MBF hid this bug by optimising the line of sight code so that it never bothered to check lines behind the viewer, which was why it caused the sergeant to no longer be blind, breaking demos.
Finally, I mentioned above that the line would not block sight even if it were in the way. However, Doom very confused by a line being in the way when it is behind the looker, because it calculates the distance of the wall along the line of sight and finds it to be negative. This then makes all the calculations about slopes and angles (important to determine whether a window frame obstructs a view vertically) give rather opposite results, so it ends up thinking the window is negative in size, and hence does not allow sight. In other words, it's just a knock-on effect of the first error.
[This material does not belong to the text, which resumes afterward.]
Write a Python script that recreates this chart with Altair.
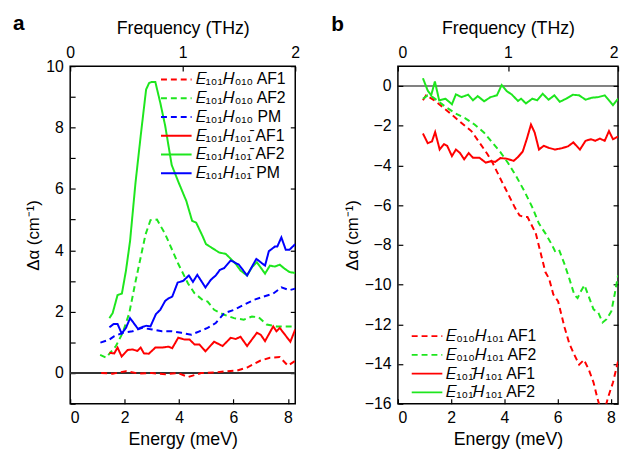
import altair as alt
import pandas as pd

FONT = "Liberation Sans"
RED, GREEN, BLUE = "#ff0000", "#1ee61e", "#0000ff"
EMAX = 8.27  # 2 THz expressed in meV

# ---------------- Panel a ----------------
a_af1_dash_E = [1.14, 1.56, 2.05, 2.53, 3.0, 3.5, 3.97, 4.33, 4.81, 5.3, 5.78, 6.14, 6.5, 6.98, 7.34, 7.7, 8.0, 8.27]
a_af1_dash_V = [0.0, -0.02, 0.06, -0.02, 0.0, -0.04, 0.0, -0.13, 0.0, 0.02, 0.06, 0.08, 0.18, 0.4, 0.5, 0.52, 0.24, 0.4]

a_af2_dash_E = [1.1, 1.32, 1.68, 1.93, 2.17, 2.41, 2.77, 2.95, 3.19, 3.49, 3.97, 4.33, 4.57, 4.87, 5.05, 5.29, 5.66,
                6.02, 6.38, 6.68, 6.92, 7.22, 7.58, 7.94, 8.27]
a_af2_dash_V = [0.59, 0.5, 0.88, 1.31, 1.95, 3.02, 4.52, 4.98, 5.0, 4.53, 3.56, 2.92, 2.6, 2.38, 2.33, 2.06, 1.9,
                1.79, 1.74, 1.84, 1.82, 1.58, 1.52, 1.52, 1.52]

a_pm_dash_E = [1.11, 1.44, 1.62, 1.93, 2.29, 2.65, 3.01, 3.37, 3.73, 4.09, 4.45, 4.75, 5.05, 5.35, 5.66, 6.02, 6.38,
               6.74, 7.1, 7.46, 7.76, 8.06, 8.27]
a_pm_dash_V = [0.99, 1.09, 1.2, 1.31, 1.36, 1.47, 1.42, 1.36, 1.36, 1.31, 1.25, 1.36, 1.47, 1.63, 1.95, 2.06, 2.22,
               2.38, 2.49, 2.59, 2.79, 2.7, 2.75]

a_af1_E = [1.44, 1.62, 1.74, 1.89, 2.11, 2.29, 2.47, 2.59, 2.71, 2.89, 3.13, 3.37, 3.61, 3.75, 3.97, 4.21, 4.39,
           4.57, 4.75, 4.97, 5.29, 5.6, 5.9, 6.08, 6.26, 6.5, 6.86, 7.0, 7.16, 7.46, 7.58, 7.7, 8.09, 8.27]
a_af1_V = [0.66, 0.64, 0.83, 0.54, 0.75, 0.77, 0.72, 0.83, 0.64, 0.63, 0.83, 0.83, 0.86, 0.81, 1.15, 1.09, 1.09,
           0.93, 0.93, 0.71, 1.02, 0.88, 1.15, 1.11, 1.18, 0.88, 1.31, 1.25, 1.04, 1.52, 1.36, 1.47, 1.02, 1.42]

a_af2_E = [1.44, 1.56, 1.74, 1.9, 2.05, 2.2, 2.4, 2.6, 2.79, 2.9, 2.98, 3.13, 3.31, 3.49, 3.73, 3.97, 4.27, 4.48,
           4.63, 4.87, 4.99, 5.17, 5.47, 5.72, 5.9, 6.08, 6.26, 6.5, 6.68, 6.86, 7.16, 7.34, 7.52, 7.7, 7.88, 8.06, 8.27]
a_af2_V = [1.79, 1.95, 2.54, 2.59, 3.34, 4.3, 6.2, 7.8, 9.24, 9.45, 9.48, 9.48, 8.81, 8.06, 6.78, 6.24, 5.6, 4.96,
           4.9, 4.45, 4.2, 4.1, 3.93, 3.88, 3.72, 3.56, 3.34, 3.18, 3.45, 3.61, 3.24, 3.5, 3.47, 3.53, 3.4, 3.29, 3.26]

a_pm_E = [1.44, 1.6, 1.74, 1.89, 2.05, 2.2, 2.35, 2.49, 2.65, 2.79, 2.95, 3.15, 3.31, 3.49, 3.61, 3.75, 3.95, 4.15,
          4.36, 4.51, 4.67, 4.97, 5.17, 5.35, 5.5, 5.66, 5.9, 6.2, 6.5, 6.84, 7.16, 7.3, 7.52, 7.61, 7.76, 7.92, 8.06, 8.27]
a_pm_V = [1.49, 1.6, 1.6, 1.29, 1.47, 1.79, 1.61, 1.44, 1.5, 1.54, 1.52, 1.92, 2.06, 2.35, 2.43, 2.49, 2.95, 3.0,
          3.18, 2.97, 3.2, 2.79, 3.04, 3.18, 3.36, 3.42, 3.67, 3.53, 3.18, 3.72, 3.5, 3.97, 4.12, 4.12, 4.42, 4.02, 4.02, 4.2]

# ---------------- Panel b ----------------
b_af1_dash_E = [0.94, 1.06, 1.37, 1.67, 2.03, 2.39, 2.76, 3.06, 3.36, 3.54, 3.72, 3.9, 4.15, 4.39, 4.57, 4.75, 4.87,
                5.18, 5.36, 5.54, 5.68, 5.84, 6.02, 6.14, 6.26, 6.44, 6.63, 6.81, 6.99, 7.17, 7.35, 7.5, 7.62, 7.77,
                7.9, 8.08, 8.27]
b_af1_dash_V = [-0.72, -0.47, -0.72, -1.05, -1.45, -1.86, -2.27, -2.84, -3.42, -3.82, -4.31, -4.8, -5.46, -6.11,
                -6.52, -6.6, -6.6, -7.42, -8.39, -9.37, -9.7, -10.5, -10.85, -11.5, -12.15, -12.97, -13.54, -14.03,
                -13.79, -14.28, -14.93, -15.75, -16.3, -16.3, -15.66, -14.93, -13.87]

b_af2_dash_E = [0.94, 1.12, 1.31, 1.55, 1.79, 2.15, 2.52, 2.88, 3.24, 3.54, 3.85, 4.15, 4.45, 4.75, 5.05, 5.3, 5.54,
                5.78, 5.9, 6.05, 6.26, 6.44, 6.63, 6.75, 6.87, 7.01, 7.17, 7.35, 7.53, 7.69, 7.84, 8.02, 8.14, 8.27]
b_af2_dash_V = [-0.64, -0.47, -0.56, -0.8, -1.05, -1.37, -1.62, -1.94, -2.35, -2.84, -3.33, -3.9, -4.56, -5.29,
                -6.11, -6.93, -7.42, -7.98, -8.31, -8.23, -8.97, -9.7, -10.52, -10.68, -10.35, -10.03, -10.6,
                -11.25, -11.42, -11.91, -11.74, -11.34, -10.52, -9.54]

b_af1_E = [0.94, 1.12, 1.28, 1.4, 1.57, 1.73, 1.85, 2.03, 2.18, 2.33, 2.49, 2.66, 2.82, 3.06, 3.3, 3.48, 3.66, 3.85,
           4.09, 4.35, 4.51, 4.69, 4.84, 5.0, 5.14, 5.3, 5.48, 5.68, 5.9, 6.14, 6.39, 6.59, 6.84, 7.05, 7.26, 7.41,
           7.59, 7.77, 7.93, 8.08, 8.27]
b_af1_V = [-2.39, -2.88, -2.79, -2.32, -3.2, -2.93, -3.01, -3.53, -3.2, -3.37, -3.69, -3.38, -3.61, -3.61, -3.86,
           -3.79, -3.82, -3.63, -3.66, -3.77, -3.58, -3.3, -2.68, -1.94, -2.35, -3.2, -3.01, -3.12, -3.2, -3.14,
           -3.04, -2.84, -3.2, -2.76, -2.68, -2.76, -2.65, -2.76, -2.27, -2.68, -2.55]

b_af2_E = [0.94, 1.12, 1.25, 1.39, 1.55, 1.79, 2.03, 2.18, 2.39, 2.64, 2.82, 3.0, 3.24, 3.48, 3.72, 3.9, 4.09, 4.27,
           4.51, 4.63, 4.81, 5.05, 5.23, 5.44, 5.66, 5.88, 6.08, 6.32, 6.57, 6.81, 7.05, 7.29, 7.53, 7.77, 7.93,
           8.08, 8.27]
b_af2_V = [0.39, -0.23, -0.47, 0.23, -0.72, -0.64, -0.92, -0.42, -0.56, -0.44, -0.72, -0.51, -0.77, -0.56, -0.47,
           0.05, -0.26, -0.42, -0.75, -0.64, -0.88, -0.64, -0.72, -0.39, -0.69, -0.47, -0.8, -0.64, -0.44, -0.47,
           -0.69, -0.59, -0.56, -0.47, -0.72, -0.97, -0.64]

# ---------------- Labels ----------------
Ei, Hi = "\U0001D438", "\U0001D43B"
S101 = "\u2081\u2080\u2081"
S010 = "\u2080\u2081\u2080"
S10B = "\u2081\u2080\u2081\u0304"

a_names = [Ei + S101 + Hi + S010 + " AF1", Ei + S101 + Hi + S010 + " AF2", Ei + S101 + Hi + S010 + " PM",
           Ei + S101 + Hi + S10B + " AF1", Ei + S101 + Hi + S10B + " AF2", Ei + S101 + Hi + S10B + " PM"]
a_colors = [RED, GREEN, BLUE, RED, GREEN, BLUE]
a_dashes = [[6, 4], [6, 4], [6, 4], [1, 0], [1, 0], [1, 0]]
a_E = [a_af1_dash_E, a_af2_dash_E, a_pm_dash_E, a_af1_E, a_af2_E, a_pm_E]
a_V = [a_af1_dash_V, a_af2_dash_V, a_pm_dash_V, a_af1_V, a_af2_V, a_pm_V]

b_names = [Ei + S010 + Hi + S101 + " AF1", Ei + S010 + Hi + S101 + " AF2",
           Ei + S10B + Hi + S101 + " AF1", Ei + S10B + Hi + S101 + " AF2"]
b_colors = [RED, GREEN, RED, GREEN]
b_dashes = [[6, 4], [6, 4], [1, 0], [1, 0]]
b_E = [b_af1_dash_E, b_af2_dash_E, b_af1_E, b_af2_E]
b_V = [b_af1_dash_V, b_af2_dash_V, b_af1_V, b_af2_V]

EVEN_ONLY = "abs(datum.value/2 - round(datum.value/2)) < 0.001 ? format(datum.value, 'd') : ''"


def long_df(names, es, vs):
    rows = []
    for n, e, v in zip(names, es, vs):
        for x, y in zip(e, v):
            rows.append({"series": n, "E": x, "v": y})
    return pd.DataFrame(rows)


def panel(names, es, vs, colors, dashes, ydomain, yleft_count, yright_count, legend_xy, letter, letter_xy,
          zero_color, zero_width, width, flush_top):
    df = long_df(names, es, vs)
    yscale = alt.Scale(domain=ydomain, nice=False, zero=False)
    legend = alt.Legend(title=None, orient="none", legendX=legend_xy[0], legendY=legend_xy[1],
                        symbolType="stroke", symbolSize=961, symbolStrokeWidth=2, clipHeight=19,
                        rowPadding=0, labelOffset=3, padding=0, labelFontSize=16, labelFont=FONT,
                        labelLimit=300)
    lines = alt.Chart(df).mark_line(strokeWidth=2, clip=True).encode(
        x=alt.X("E:Q", scale=alt.Scale(domain=[0, EMAX], nice=False),
                axis=alt.Axis(orient="bottom", tickCount=4, title="Energy (meV)",
                              offset=-5, tickSize=5, domain=False, labelPadding=6, titlePadding=5,
                              format="d", labelOverlap=False)),
        y=alt.Y("v:Q", scale=yscale,
                axis=alt.Axis(orient="left", tickCount=yleft_count, title="Δα (cm⁻¹)", offset=-5,
                              tickSize=5, domain=False, labelPadding=7, titlePadding=3, format="d",
                              labelExpr=EVEN_ONLY, labelOverlap=False, titleFontSize=17)),
        color=alt.Color("series:N", scale=alt.Scale(domain=names, range=colors), legend=legend),
        strokeDash=alt.StrokeDash("series:N", scale=alt.Scale(domain=names, range=dashes), legend=legend),
    )
    zero = alt.Chart(pd.DataFrame({"z": [0]})).mark_rule(color=zero_color, strokeWidth=zero_width).encode(
        y=alt.Y("z:Q", scale=yscale,
                axis=alt.Axis(orient="right", tickCount=yright_count, labels=False, title=None,
                              offset=-5, tickSize=5, domain=False))
    )
    freq = alt.Chart(pd.DataFrame({"f": [0, 2]})).mark_point(size=0, opacity=0, strokeWidth=0).encode(
        x=alt.X("f:Q", scale=alt.Scale(domain=[0, 2], nice=False),
                axis=alt.Axis(orient="top", tickCount=2, title="Frequency (THz)",
                              offset=-5, tickSize=5, domain=False, labelPadding=6, titlePadding=7,
                              format="d", labelOverlap=False, labelFlush=flush_top))
    )
    tag = alt.Chart(pd.DataFrame({"t": [letter]})).mark_text(
        font=FONT, fontSize=21, fontWeight="bold", align="center", baseline="alphabetic", color="black"
    ).encode(x=alt.value(letter_xy[0]), y=alt.value(letter_xy[1]), text="t:N")
    return alt.layer(zero, lines, freq, tag).resolve_scale(x="independent").resolve_axis(
        x="independent", y="independent").properties(width=width, height=342)


pa = panel(a_names, a_E, a_V, a_colors, a_dashes, [-1, 10], 22, 5,
           (91, 4), "a", (-52, -37), "#333333", 2, 228, False)
pb = panel(b_names, b_E, b_V, b_colors, b_dashes, [-16, 1], 8, 8,
           (13, 264), "b", (-61, -36), "black", 1, 223, True)

chart = alt.hconcat(pa, pb, spacing=29).resolve_scale(
    color="independent", strokeDash="independent"
).properties(
    padding={"left": 4, "top": 1, "right": 0, "bottom": 0}
).configure_axis(
    labelFont=FONT, labelFontSize=16, titleFont=FONT, titleFontSize=18, titleFontWeight="normal",
    labelColor="black", titleColor="black", tickColor="black", tickWidth=1.2, grid=False
).configure_legend(
    labelColor="black"
).configure_view(
    stroke="black", strokeWidth=1.5
)

chart.save("out.html", embed_options={"renderer": "svg", "actions": False})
I'm afraid I don't have a demo of this one, but I've described how to see
the bug. I don't know of any Compet-n demos where the bug is visible;
pacifist MAP02 is the most likely candidate but apparently no-one has
accomplished that - yet. There are plenty of demos which desync if this bug
is fixed - I mentioned 30nm4048
above (thanks Henning - if I had
to spend years getting one demo working, at least it was a good one worth
watching :-).
I first hit this bug sometime in 1999, but didn't investigate the ultimate cause until recently. This research and document are by Colin Phipps, 2002/08/26.